The SUSE operating system must enforce passwords that contain at least one upper-case character.

STIG ID: SLES-12-010150  |  SRG: SRG-OS-000069-GPOS-00037 | Severity: medium |  CCI: CCI-000192

Vulnerability Discussion

Use of a complex password helps increase the time and resources required to compromise the password. Password complexity, or strength, is a measure of the effectiveness of a password in resisting attempts at guessing and brute-force attacks.

Password complexity is one factor of several that determines how long it takes to crack a password.
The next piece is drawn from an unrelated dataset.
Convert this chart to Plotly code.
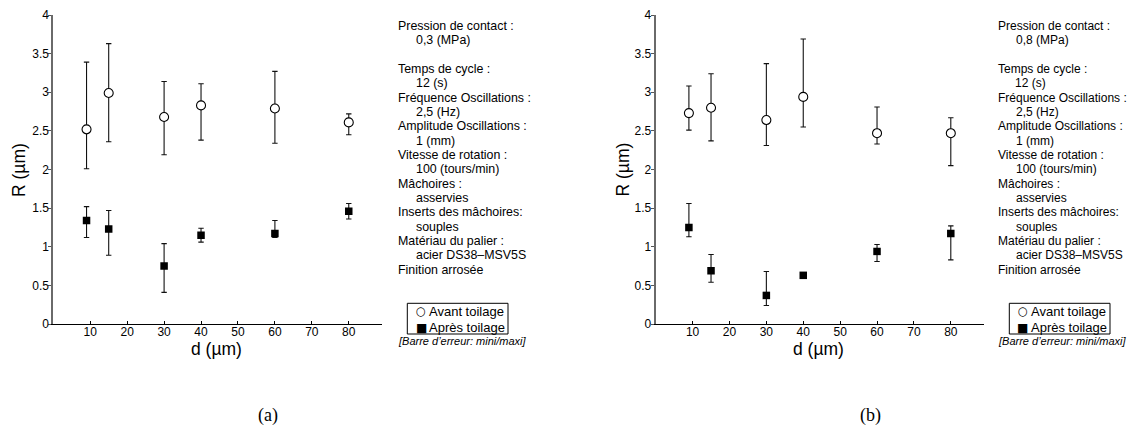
import plotly.graph_objects as go

OFF = 8.0  # page body margin in the browser
W, H = 1135 - OFF, 432 - OFF  # figure fits the 1135x432 window exactly

# ---------------- data ----------------
d = [9, 15, 30, 40, 60, 80]

a_avant = [2.52, 2.99, 2.68, 2.83, 2.79, 2.61]
a_avant_min = [2.01, 2.36, 2.19, 2.38, 2.34, 2.45]
a_avant_max = [3.39, 3.63, 3.14, 3.11, 3.27, 2.72]
a_apres = [1.34, 1.23, 0.75, 1.15, 1.17, 1.46]
a_apres_min = [1.12, 0.89, 0.41, 1.06, 1.12, 1.36]
a_apres_max = [1.52, 1.47, 1.04, 1.24, 1.34, 1.56]

b_avant = [2.73, 2.80, 2.64, 2.94, 2.47, 2.47]
b_avant_min = [2.51, 2.37, 2.31, 2.55, 2.33, 2.05]
b_avant_max = [3.08, 3.24, 3.37, 3.69, 2.81, 2.67]
b_apres = [1.25, 0.69, 0.37, 0.63, 0.94, 1.17]
b_apres_min = [1.13, 0.54, 0.24, 0.63, 0.81, 0.83]
b_apres_max = [1.56, 0.90, 0.68, 0.63, 1.03, 1.27]

x_ticks = [10, 20, 30, 40, 50, 60, 70, 80]
y_ticks = [0, 0.5, 1, 1.5, 2, 2.5, 3, 3.5, 4]
y_ticktext = ["0", "0.5", "1", "1.5", "2", "2.5", "3", "3.5", "4"]

param_labels = ["Pression de contact :", "Temps de cycle :", "Fréquence Oscillations :",
                "Amplitude Oscillations :", "Vitesse de rotation :", "Mâchoires :",
                "Inserts des mâchoires:", "Matériau du palier :"]
param_values_a = ["0,3 (MPa)", "12 (s)", "2,5 (Hz)", "1 (mm)", "100 (tours/min)",
                  "asservies", "souples", "acier DS38\u2013MSV5S"]
param_values_b = ["0,8 (MPa)", "12 (s)", "2,5 (Hz)", "1 (mm)", "100 (tours/min)",
                  "asservies", "souples", "acier DS38\u2013MSV5S"]
finish_text = "Finition arrosée"
series_names = ["Avant toilage", "Après toilage"]
series_glyphs = ["\u25cb", "\u25a0"]
errbar_note = "[Barre d\u2019erreur: mini/maxi]"
captions = ["(a)", "(b)"]

FONT = "Liberation Sans, Arial, sans-serif"

# ---------------- layout geometry (screen pixels) ----------------
panels = [
    dict(x0=53.3, x1=382.0, text_x=397.0, indent=18.0, cap_x=268.0, fs=12.4,
         rtitle_x=19.0, dtitle_x=216.0,
         leg=dict(x0=407.3, x1=508.0, sym_x=421.0, txt_x=427.5),
         data=(a_avant, a_avant_min, a_avant_max, a_apres, a_apres_min, a_apres_max),
         values=param_values_a),
    dict(x0=655.7, x1=984.0, text_x=997.0, indent=17.5, cap_x=870.0, fs=12.0,
         rtitle_x=622.5, dtitle_x=818.0,
         leg=dict(x0=1009.3, x1=1110.0, sym_x=1022.5, txt_x=1029.5),
         data=(b_avant, b_avant_min, b_avant_max, b_apres, b_apres_min, b_apres_max),
         values=param_values_b),
]
y_top_px, y_bot_px = 15.0, 324.0
leg_y0, leg_y1 = 303.3, 334.0
leg_rows = [311.3, 327.8]


def px(x):
    return (x - OFF) / W


def py(y):
    return 1 - (y - OFF) / H


fig = go.Figure()
annotations = []
shapes = []

for i, p in enumerate(panels):
    xa = "x" if i == 0 else "x2"
    ya = "y" if i == 0 else "y2"
    av, av_lo, av_hi, ap, ap_lo, ap_hi = p["data"]

    fig.add_trace(go.Scatter(
        x=d, y=av, mode="markers", name=series_names[0], xaxis=xa, yaxis=ya, showlegend=False,
        marker=dict(symbol="circle", size=9, color="white", line=dict(color="black", width=1.1)),
        error_y=dict(type="data", symmetric=False,
                     array=[h - v for h, v in zip(av_hi, av)],
                     arrayminus=[v - l for v, l in zip(av, av_lo)],
                     color="#111", thickness=1.1, width=2.7),
    ))
    fig.add_trace(go.Scatter(
        x=d, y=ap, mode="markers", name=series_names[1], xaxis=xa, yaxis=ya, showlegend=False,
        marker=dict(symbol="square", size=7.5, color="black", line=dict(color="black", width=0)),
        error_y=dict(type="data", symmetric=False,
                     array=[h - v for h, v in zip(ap_hi, ap)],
                     arrayminus=[v - l for v, l in zip(ap, ap_lo)],
                     color="#111", thickness=1.1, width=2.7),
    ))

    # parameter text block
    row_h = 14.33
    y0 = 26.0
    rows = []
    for k, (lab, val) in enumerate(zip(param_labels, p["values"])):
        r = 2 * k + (1 if k > 0 else 0)
        rows.append((r, lab, False))
        rows.append((r + 1, val, True))
    rows.append((17, finish_text, False))
    for r, txt, ind in rows:
        annotations.append(dict(
            x=px(p["text_x"] + (p["indent"] if ind else 0)), y=py(y0 + r * row_h),
            xref="paper", yref="paper", xanchor="left", yanchor="middle",
            text=txt, showarrow=False, borderpad=0,
            font=dict(family=FONT, size=p["fs"], color="black"),
        ))

    # legend box (drawn by hand to match the compact original)
    lg = p["leg"]
    shapes.append(dict(type="rect", xref="paper", yref="paper",
                       x0=px(lg["x0"]), x1=px(lg["x1"]), y0=py(leg_y1), y1=py(leg_y0),
                       line=dict(color="black", width=1), fillcolor="white"))
    for k in range(2):
        annotations.append(dict(
            x=px(lg["sym_x"]), y=py(leg_rows[k]), xref="paper", yref="paper",
            xanchor="center", yanchor="middle", text=series_glyphs[k], showarrow=False,
            borderpad=0, font=dict(family="DejaVu Sans", size=11.5 if k == 0 else 12,
                                   color="black"),
        ))
        annotations.append(dict(
            x=px(lg["txt_x"]), y=py(leg_rows[k]), xref="paper", yref="paper",
            xanchor="left", yanchor="middle", text=series_names[k], showarrow=False,
            borderpad=0, font=dict(family=FONT, size=13, color="black"),
        ))
    annotations.append(dict(
        x=px(p["text_x"]), y=py(340.5), xref="paper", yref="paper",
        xanchor="left", yanchor="middle", text="<i>" + errbar_note + "</i>", showarrow=False,
        borderpad=0, font=dict(family=FONT, size=11, color="black"),
    ))
    # axis titles
    annotations.append(dict(
        x=px(p["rtitle_x"]), y=py(170.0), xref="paper", yref="paper",
        xanchor="center", yanchor="middle", text="R (\u00b5m)", textangle=-90, showarrow=False,
        font=dict(family=FONT, size=17.5, color="black"),
    ))
    annotations.append(dict(
        x=px(p["dtitle_x"]), y=py(348.5), xref="paper", yref="paper",
        xanchor="center", yanchor="middle", text="d (\u00b5m)", showarrow=False,
        font=dict(family=FONT, size=17.5, color="black"),
    ))
    # caption
    annotations.append(dict(
        x=px(p["cap_x"]), y=py(415.0), xref="paper", yref="paper",
        xanchor="center", yanchor="middle", text=captions[i], showarrow=False,
        font=dict(family="Liberation Serif, DejaVu Serif, serif", size=18, color="black"),
    ))

xaxis_common = dict(range=[0, 89], tickvals=x_ticks, ticks="inside", ticklen=3,
                    tickcolor="black", showline=True, linecolor="black", linewidth=1,
                    showgrid=False, zeroline=False, automargin=False, ticklabelstandoff=-3,
                    tickfont=dict(family=FONT, size=12, color="black"))
yaxis_common = dict(range=[0, 4], tickvals=y_ticks, ticktext=y_ticktext, ticks="outside",
                    ticklen=3, tickcolor="#555", showline=True, linecolor="#6a6a6a",
                    linewidth=2, showgrid=False, zeroline=False, automargin=False,
                    ticklabelstandoff=-3,
                    tickfont=dict(family=FONT, size=12, color="black"))

fig.update_layout(
    width=W, height=H, margin=dict(l=0, r=0, t=0, b=0, autoexpand=False),
    paper_bgcolor="white", plot_bgcolor="white",
    xaxis=dict(domain=[px(panels[0]["x0"]), px(panels[0]["x1"])], anchor="y", **xaxis_common),
    yaxis=dict(domain=[py(y_bot_px), py(y_top_px)], anchor="x", **yaxis_common),
    xaxis2=dict(domain=[px(panels[1]["x0"]), px(panels[1]["x1"])], anchor="y2", **xaxis_common),
    yaxis2=dict(domain=[py(y_bot_px), py(y_top_px)], anchor="x2", **yaxis_common),
    showlegend=False,
    annotations=annotations,
    shapes=shapes,
)

fig.write_html("out.html")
The more complex the password, the greater the number of possible combinations that need to be tested before the password is compromised.

Check

Verify the SUSE operating system enforces password complexity by requiring that at least one upper-case character.

Check that the operating system enforces password complexity by requiring that at least one upper-case character be used by using the following command:

# grep pam_cracklib.so /etc/pam.d/common-password
password requisite pam_cracklib.so ucredit=-1

If the command does not return anything, the returned line is commented out, or has a second column value different from "requisite", or does not contain "ucredit=-1", this is a finding.

Fix

Configure the SUSE operating system to enforce password complexity by requiring at least one upper-case character.

Edit "/etc/pam.d/common-password" and edit the line containing "pam_cracklib.so" to contain the option "ucredit=-1" after the third column.